Praying the Bible

by Abraham Cremeens

Every Christian would agree that time in God’s Word and prayer is essential for spiritual health. Yet it can be a significant battle to maintain such practices. Or, maybe you keep those disciplines in check only to find them mundane and boring. In both cases, the problem is not with God or his Word, but with us and our pursuit.


The good news is that this is not a difficult problem to resolve. God not only gives us the command to spend time with him in his Word and prayer, but also gives us everything we need to enjoy such opportunities.


In that respect, sometimes what we most need is to get away and refresh our perspective and practice of walking with God. This past weekend thirty men from Kossuth attended a conference with author Dr. Don Whitney on Christian prayer and meditation. This event served as our Men’s Summit for 2018 and was well worth the investment. We packed up two church vans and several personal vehicles and headed down to Geist Community Church in McCordsville, IN. Our mission: Pursue God together by investing in his Word and prayer.


On Friday evening we learned the practice of praying the Bible. Dr. Whitney made a compelling argument that praying through Scripture is a great remedy to avoid praying “the same things about the same things” which is boring and often leads to discouragement. While all of Scripture can be prayed we were encouraged to hone in on the psalms as a primary way of praying the Bible.
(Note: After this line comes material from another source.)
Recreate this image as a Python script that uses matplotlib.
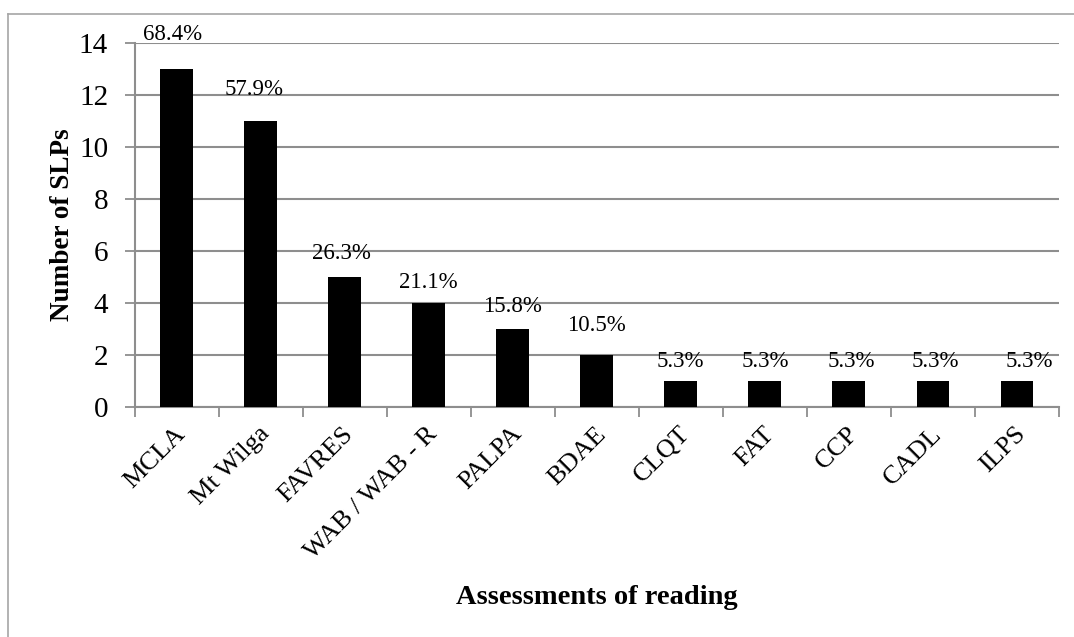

There is even a free app for designated daily psalms. This can help you pick one each day to pray through. You can also purchase his small book on praying the Bible here. Personally, I want to make this more of a practice in my life by praying the Bible with other believers in group settings and also by incorporating it in sermon prep. His book is short and worth the read if you would like to learn how to make this a personal spiritual practice.


On Saturday morning we walked through various ways of meditating on Scripture which you can see here. In my own practice of meditation that morning I chose number 3: Formulate a principle from the text. It was helpful to try to simplify what I had read to its most basic point as a means of better understanding Scripture for myself. Any of these practices he lists are helpful to better understand and then remember what we read in the Scriptures as the day goes on.


We finished off the day with a lunch together at Portillo’s (which was a first for me). Over the meal and a phenomenal chocolate cake milkshake we asked one another how God had used the conference in our lives and what our main takeaways were.


I left the weekend grateful in at least two respects. I was encouraged to keep pursuing time in God’s Word in a way that impacts my prayer life. I was also encouraged simply by being with some fellow brothers in Christ who are a part of my very own church family. It was a weekend well spent.